No me costó mucho encontrar un tema de conversación con el videalcalde, un muchacho sorprendentemente joven para su posición que, en cuanto se sentó a mi lado, me ofreció una tarjeta con el escudo de La Serenissima y su nombre impreso con un cargo en italiano debajo que no me molesté en leer. La ubicación en la que tenía lugar el ágape era tan sobrecogedoramente bella, tan absolutamente impresionante, que resultaba imposible no hacer preguntas sobre ella a un hombre que se presentaba como toda una autoridad en la promoción turística del Consistorio para que el que trabajaba, mientras una legión de camareros iba de aquí para allá.
“Y dígame, ¿cómo es posible que una firma de lujo haya logrado permiso para celebrar una cena para cien personas, con sus entrantes, sus primeros, sus segundos, sus postres y una actuación de despedida con discursos incluidos en la misma sala donde hace siete siglos se celebraban las deliberaciones y votaciones que precedían a las diversas elecciones de los cargos de la república veneciana, entre los que se encontraba el del mismísimo dogo?”, le pregunté yo, más o menos.
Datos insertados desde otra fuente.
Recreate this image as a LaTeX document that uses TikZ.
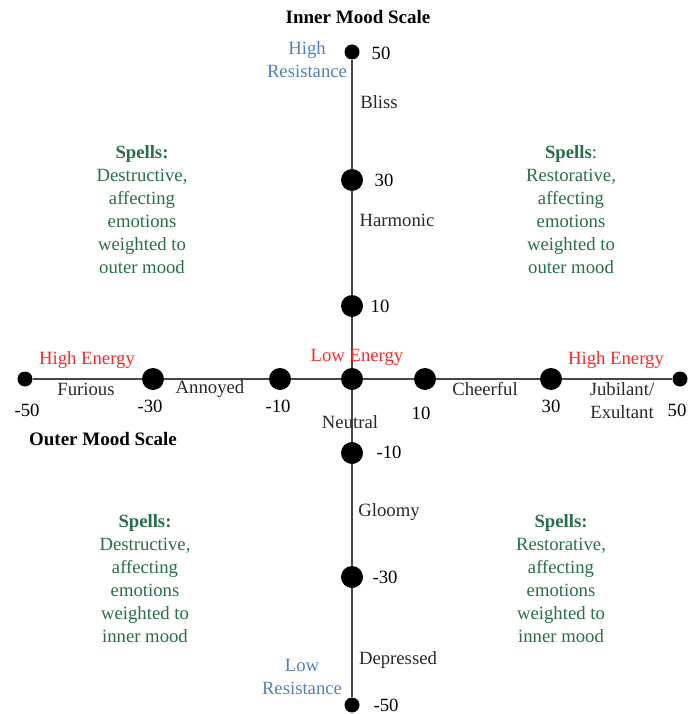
\documentclass[tikz,border=0pt]{standalone}
\usepackage{fontspec}
\setmainfont{Liberation Serif}
\definecolor{resblue}{RGB}{79,129,189}
\definecolor{energyred}{RGB}{255,40,40}
\definecolor{spellgreen}{RGB}{40,110,70}
\definecolor{axisgray}{RGB}{70,70,70}
\definecolor{labelgray}{RGB}{40,40,40}
\begin{document}
\begin{tikzpicture}[x=1pt,y=-1pt,
  every node/.style={font=\fontsize{18.7}{23}\selectfont, inner sep=0pt},
  bigdot/.style={circle,fill=black,minimum size=22pt},
  smalldot/.style={circle,fill=black,minimum size=15pt},
  axisline/.style={draw=axisgray,line width=1.6pt},
  lbl/.style={text=labelgray},
  num/.style={text=black},
  res/.style={text=resblue,align=center},
  energy/.style={text=energyred},
  spells/.style={text=spellgreen,align=center},
  title/.style={font=\fontsize{19}{23}\selectfont\bfseries}
]
\useasboundingbox (0,0) rectangle (698,714);
% vertical dots
\node[smalldot] (v50) at (352,52) {};
\node[bigdot] (v30) at (352,180) {};
\node[bigdot] (v10) at (352,306) {};
\node[bigdot] (c) at (352,379) {};
\node[bigdot] (vm10) at (352,453) {};
\node[bigdot] (vm30) at (352,577) {};
\node[smalldot] (vm50) at (352,705) {};
% horizontal dots
\node[smalldot] (hm50) at (25,379) {};
\node[bigdot] (hm30) at (153,379) {};
\node[bigdot] (hm10) at (280,379) {};
\node[bigdot] (h10) at (425,379) {};
\node[bigdot] (h30) at (551,379) {};
\node[smalldot] (h50) at (680,379) {};
% axes
\draw[axisline] (v50) -- (v30) -- (v10) -- (c) -- (vm10) -- (vm30) -- (vm50);
\draw[axisline] (hm50) -- (hm30) -- (hm10) -- (c) -- (h10) -- (h30) -- (h50);
% titles
\node[title] (tin) at (358,17) {Inner Mood Scale};
\node[title] (tout) at (103,439) {Outer Mood Scale};
% vertical labels
\node[num] (n50) at (381,53) {50};
\node[num] (n30) at (384,180) {30};
\node[num] (n10) at (380,306) {10};
\node[num] (nm10) at (389,452) {-10};
\node[num] (nm30) at (385,577) {-30};
\node[num] (nm50) at (386,705) {-50};
\node[lbl] (bliss) at (379,102) {Bliss};
\node[lbl] (harm) at (397,220) {Harmonic};
\node[lbl] (neut) at (350,422) {Neutral};
\node[lbl] (gloomy) at (389,512) {Gloomy};
\node[lbl] (depr) at (398,660) {Depressed};
\node[res] (hires) at (307,60) {High\\Resistance};
\node[res] (lores) at (302,677) {Low\\Resistance};
% horizontal labels
\node[num] (xm50) at (27,410) {-50};
\node[num] (xm30) at (150,406) {-30};
\node[num] (xm10) at (278,406) {-10};
\node[num] (x10) at (421,413) {10};
\node[num] (x30) at (551,406) {30};
\node[num] (x50) at (677,410) {50};
\node[lbl] (fur) at (86,389) {Furious};
\node[lbl] (ann) at (210,389) {Annoyed};
\node[lbl] (che) at (485,389) {Cheerful};
\node[lbl,align=center] (jub) at (622,401) {Jubilant/\\Exultant};
\node[energy] (he1) at (87,360) {High Energy};
\node[energy] (le) at (357,357) {Low Energy};
\node[energy] (he2) at (616,360) {High Energy};
% spells
\node[spells] (s1) at (142,210) {\textbf{Spells:}\\Destructive,\\affecting\\emotions\\weighted to\\outer mood};
\node[spells] (s2) at (571,210) {\textbf{Spells}:\\Restorative,\\affecting\\emotions\\weighted to\\outer mood};
\node[spells] (s3) at (145,579) {\textbf{Spells:}\\Destructive,\\affecting\\emotions\\weighted to\\inner mood};
\node[spells] (s4) at (561,579) {\textbf{Spells:}\\Restorative,\\affecting\\emotions\\weighted to\\inner mood};
\end{tikzpicture}
\end{document}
El vicealcalde no dijo aquel clásico de “me alegro de que me haga esa pregunta”, pero claramente estaba encantado con ella porque le daba ocasión de explicar que aquel acceso privilegiado y exclusivo a uno de los grandes tesoros patrimoniales de su ciudad se estaba produciendo gracias a su gestión: “Nosotros estamos convencidos de que hay que buscar fórmulas creativas para explotar el ingente patrimonio con el que contamos y recaudar un dinero que hace mucha falta para mantener a la ciudad”.
Le pregunté entonces a este muchacho tan joven, pero tan seguro de sí mismo, si no había protestas por parte de quienes quizá pudiesen estar preocupados por la integridad de las pinturas del techo, obra del cartógrafo y pintor Cristoforo Sorte o de los cuadros de las paredes, en los que Andrea Vicentino había inmortalizado las escenas más cruentas de la batalla de Lepanto, esa en la que Miguel de Cervantes perdió un brazo. “¡Por supuesto que hay protestas! Pero ya sabe usted cómo son la gente de la izquierda… ¡siempre quejándose! Si por ellos fuese, los liberales nunca haríamos nada”.
Si por ellos fuese, pensé, yo no estaría ahora mismo comiendo risotto en un lugar que fue concebido para todo menos para que en él se sirvan cenas. “Si fuese por ellos, jamás se podría celebrar un banquete privado frente al Gernika de Picasso”, le dije, buscando una equivalencia para aquella batalla. “¡Exactamente!”, asentía con entusiasmo, “¡Eso, eso!”. Su idea le parecía tan brillante que no encontraba ningún motivo para que no se pudiese exportar a otras ciudades europeas.
“De hecho, los bocetos de los frescos que Tintoretto hizo para la sala de al lado”, me explicó señalando a una sala contigua, “están en Madrid, en el Thyssen Bornemisza”. De pronto me imaginé un banquete a la sombra de Los Borrachos de Velázquez. Cuando acabó la velada, uno de los organizadores que gentilmente me había invitado a aquella convocatoria internacional me preguntó qué tal había pasado la noche.
“Fenomenal. Muy amena la conversación con el videalcalde”. Mi interlocutor me miró extrañado: “¿Qué vicealcalde?”. Le señalé a mi compañero de mesa que se perdía entre la multitud en la lontananza. “Ah. Ese. Es un asesor”.
Es curioso, pero en todas partes las mejores ideas se les ocurren siempre a los mismos. Menos mal que las pinacotecas de Madrid aún no son de gestión municipal. Aunque asesores hay por todas partes.